§ **Task description**
Can you transcribe every line exactly and leave the pictures behind?

§ **Given material**
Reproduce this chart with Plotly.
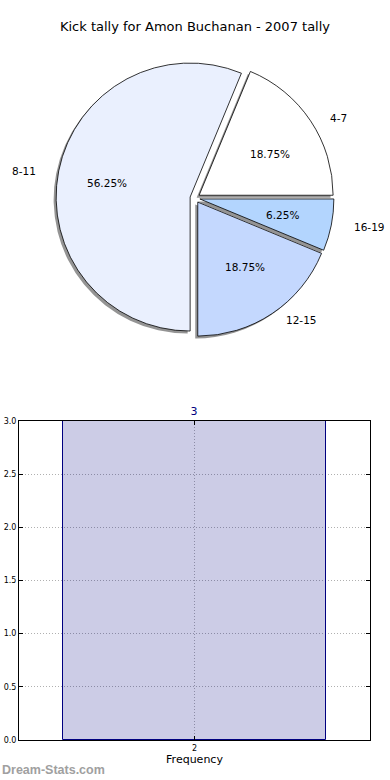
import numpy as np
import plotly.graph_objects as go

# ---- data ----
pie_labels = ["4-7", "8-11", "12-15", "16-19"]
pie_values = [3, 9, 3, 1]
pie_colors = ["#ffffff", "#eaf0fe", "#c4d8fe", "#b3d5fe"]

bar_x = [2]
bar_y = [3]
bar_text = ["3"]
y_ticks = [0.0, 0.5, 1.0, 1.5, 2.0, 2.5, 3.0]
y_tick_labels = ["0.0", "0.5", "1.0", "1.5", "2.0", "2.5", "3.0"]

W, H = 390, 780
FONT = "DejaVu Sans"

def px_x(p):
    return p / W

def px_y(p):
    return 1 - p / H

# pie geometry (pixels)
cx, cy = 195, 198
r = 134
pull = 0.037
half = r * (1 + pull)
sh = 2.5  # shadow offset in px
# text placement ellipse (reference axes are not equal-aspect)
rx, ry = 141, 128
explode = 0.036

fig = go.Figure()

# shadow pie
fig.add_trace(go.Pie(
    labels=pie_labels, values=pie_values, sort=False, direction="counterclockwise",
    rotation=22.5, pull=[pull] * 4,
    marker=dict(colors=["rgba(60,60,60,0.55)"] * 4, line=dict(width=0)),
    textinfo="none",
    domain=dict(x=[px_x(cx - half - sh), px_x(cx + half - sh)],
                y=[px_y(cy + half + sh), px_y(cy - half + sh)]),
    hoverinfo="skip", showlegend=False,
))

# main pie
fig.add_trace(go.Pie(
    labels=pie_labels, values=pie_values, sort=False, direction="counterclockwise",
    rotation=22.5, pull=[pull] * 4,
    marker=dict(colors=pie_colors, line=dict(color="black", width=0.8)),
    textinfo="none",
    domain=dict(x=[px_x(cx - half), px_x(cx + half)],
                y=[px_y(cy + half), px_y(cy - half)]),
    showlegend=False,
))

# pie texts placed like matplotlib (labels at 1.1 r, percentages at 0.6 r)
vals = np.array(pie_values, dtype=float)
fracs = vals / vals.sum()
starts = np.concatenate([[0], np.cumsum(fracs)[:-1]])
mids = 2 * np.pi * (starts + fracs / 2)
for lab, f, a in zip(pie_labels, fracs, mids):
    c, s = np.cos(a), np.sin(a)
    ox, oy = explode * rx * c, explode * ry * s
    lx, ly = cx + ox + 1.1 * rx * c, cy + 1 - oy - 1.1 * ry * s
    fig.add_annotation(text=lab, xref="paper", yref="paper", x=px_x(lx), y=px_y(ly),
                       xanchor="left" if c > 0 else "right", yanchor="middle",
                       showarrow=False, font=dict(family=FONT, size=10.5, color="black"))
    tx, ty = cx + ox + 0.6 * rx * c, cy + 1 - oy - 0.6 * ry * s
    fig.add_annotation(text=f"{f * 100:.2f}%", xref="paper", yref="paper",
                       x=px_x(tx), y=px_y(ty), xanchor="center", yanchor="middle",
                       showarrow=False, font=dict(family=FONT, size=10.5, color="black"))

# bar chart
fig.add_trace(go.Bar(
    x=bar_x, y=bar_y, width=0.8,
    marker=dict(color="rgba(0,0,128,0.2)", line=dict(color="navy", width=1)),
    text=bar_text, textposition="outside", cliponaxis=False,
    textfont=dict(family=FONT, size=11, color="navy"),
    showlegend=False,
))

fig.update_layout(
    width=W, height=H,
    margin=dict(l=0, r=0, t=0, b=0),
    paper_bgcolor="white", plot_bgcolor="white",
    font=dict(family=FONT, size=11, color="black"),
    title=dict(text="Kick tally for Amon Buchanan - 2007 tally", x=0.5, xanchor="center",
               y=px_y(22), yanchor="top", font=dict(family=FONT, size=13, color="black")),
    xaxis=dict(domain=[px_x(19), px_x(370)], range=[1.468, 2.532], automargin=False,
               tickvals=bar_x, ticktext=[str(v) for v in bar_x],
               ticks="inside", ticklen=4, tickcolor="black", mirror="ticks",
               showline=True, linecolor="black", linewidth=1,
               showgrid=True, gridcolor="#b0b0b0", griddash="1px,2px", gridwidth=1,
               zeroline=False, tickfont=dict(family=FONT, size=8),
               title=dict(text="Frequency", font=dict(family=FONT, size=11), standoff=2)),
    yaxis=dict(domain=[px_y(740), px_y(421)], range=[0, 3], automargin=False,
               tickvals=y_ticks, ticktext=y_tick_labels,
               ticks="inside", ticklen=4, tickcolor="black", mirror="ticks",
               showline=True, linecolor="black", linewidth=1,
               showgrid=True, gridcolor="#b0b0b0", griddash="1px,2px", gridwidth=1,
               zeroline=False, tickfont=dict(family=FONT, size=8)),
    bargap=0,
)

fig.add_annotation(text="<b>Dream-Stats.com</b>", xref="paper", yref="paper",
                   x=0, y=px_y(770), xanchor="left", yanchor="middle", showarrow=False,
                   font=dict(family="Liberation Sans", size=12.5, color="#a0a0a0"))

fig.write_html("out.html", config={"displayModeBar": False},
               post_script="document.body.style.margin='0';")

§ **In response**
Reproduce this chart with Plotly.
import numpy as np
import plotly.graph_objects as go

# ---- data ----
pie_labels = ["4-7", "8-11", "12-15", "16-19"]
pie_values = [3, 9, 3, 1]
pie_colors = ["#ffffff", "#eaf0fe", "#c4d8fe", "#b3d5fe"]

bar_x = [2]
bar_y = [3]
bar_text = ["3"]
y_ticks = [0.0, 0.5, 1.0, 1.5, 2.0, 2.5, 3.0]
y_tick_labels = ["0.0", "0.5", "1.0", "1.5", "2.0", "2.5", "3.0"]

W, H = 390, 780
FONT = "DejaVu Sans"

def px_x(p):
    return p / W

def px_y(p):
    return 1 - p / H

# pie geometry (pixels)
cx, cy = 195, 198
r = 134
pull = 0.037
half = r * (1 + pull)
sh = 2.5  # shadow offset in px
# text placement ellipse (reference axes are not equal-aspect)
rx, ry = 141, 128
explode = 0.036

fig = go.Figure()

# shadow pie
fig.add_trace(go.Pie(
    labels=pie_labels, values=pie_values, sort=False, direction="counterclockwise",
    rotation=22.5, pull=[pull] * 4,
    marker=dict(colors=["rgba(60,60,60,0.55)"] * 4, line=dict(width=0)),
    textinfo="none",
    domain=dict(x=[px_x(cx - half - sh), px_x(cx + half - sh)],
                y=[px_y(cy + half + sh), px_y(cy - half + sh)]),
    hoverinfo="skip", showlegend=False,
))

# main pie
fig.add_trace(go.Pie(
    labels=pie_labels, values=pie_values, sort=False, direction="counterclockwise",
    rotation=22.5, pull=[pull] * 4,
    marker=dict(colors=pie_colors, line=dict(color="black", width=0.8)),
    textinfo="none",
    domain=dict(x=[px_x(cx - half), px_x(cx + half)],
                y=[px_y(cy + half), px_y(cy - half)]),
    showlegend=False,
))

# pie texts placed like matplotlib (labels at 1.1 r, percentages at 0.6 r)
vals = np.array(pie_values, dtype=float)
fracs = vals / vals.sum()
starts = np.concatenate([[0], np.cumsum(fracs)[:-1]])
mids = 2 * np.pi * (starts + fracs / 2)
for lab, f, a in zip(pie_labels, fracs, mids):
    c, s = np.cos(a), np.sin(a)
    ox, oy = explode * rx * c, explode * ry * s
    lx, ly = cx + ox + 1.1 * rx * c, cy + 1 - oy - 1.1 * ry * s
    fig.add_annotation(text=lab, xref="paper", yref="paper", x=px_x(lx), y=px_y(ly),
                       xanchor="left" if c > 0 else "right", yanchor="middle",
                       showarrow=False, font=dict(family=FONT, size=10.5, color="black"))
    tx, ty = cx + ox + 0.6 * rx * c, cy + 1 - oy - 0.6 * ry * s
    fig.add_annotation(text=f"{f * 100:.2f}%", xref="paper", yref="paper",
                       x=px_x(tx), y=px_y(ty), xanchor="center", yanchor="middle",
                       showarrow=False, font=dict(family=FONT, size=10.5, color="black"))

# bar chart
fig.add_trace(go.Bar(
    x=bar_x, y=bar_y, width=0.8,
    marker=dict(color="rgba(0,0,128,0.2)", line=dict(color="navy", width=1)),
    text=bar_text, textposition="outside", cliponaxis=False,
    textfont=dict(family=FONT, size=11, color="navy"),
    showlegend=False,
))

fig.update_layout(
    width=W, height=H,
    margin=dict(l=0, r=0, t=0, b=0),
    paper_bgcolor="white", plot_bgcolor="white",
    font=dict(family=FONT, size=11, color="black"),
    title=dict(text="Kick tally for Amon Buchanan - 2007 tally", x=0.5, xanchor="center",
               y=px_y(22), yanchor="top", font=dict(family=FONT, size=13, color="black")),
    xaxis=dict(domain=[px_x(19), px_x(370)], range=[1.468, 2.532], automargin=False,
               tickvals=bar_x, ticktext=[str(v) for v in bar_x],
               ticks="inside", ticklen=4, tickcolor="black", mirror="ticks",
               showline=True, linecolor="black", linewidth=1,
               showgrid=True, gridcolor="#b0b0b0", griddash="1px,2px", gridwidth=1,
               zeroline=False, tickfont=dict(family=FONT, size=8),
               title=dict(text="Frequency", font=dict(family=FONT, size=11), standoff=2)),
    yaxis=dict(domain=[px_y(740), px_y(421)], range=[0, 3], automargin=False,
               tickvals=y_ticks, ticktext=y_tick_labels,
               ticks="inside", ticklen=4, tickcolor="black", mirror="ticks",
               showline=True, linecolor="black", linewidth=1,
               showgrid=True, gridcolor="#b0b0b0", griddash="1px,2px", gridwidth=1,
               zeroline=False, tickfont=dict(family=FONT, size=8)),
    bargap=0,
)

fig.add_annotation(text="<b>Dream-Stats.com</b>", xref="paper", yref="paper",
                   x=0, y=px_y(770), xanchor="left", yanchor="middle", showarrow=False,
                   font=dict(family="Liberation Sans", size=12.5, color="#a0a0a0"))

fig.write_html("out.html", config={"displayModeBar": False},
               post_script="document.body.style.margin='0';")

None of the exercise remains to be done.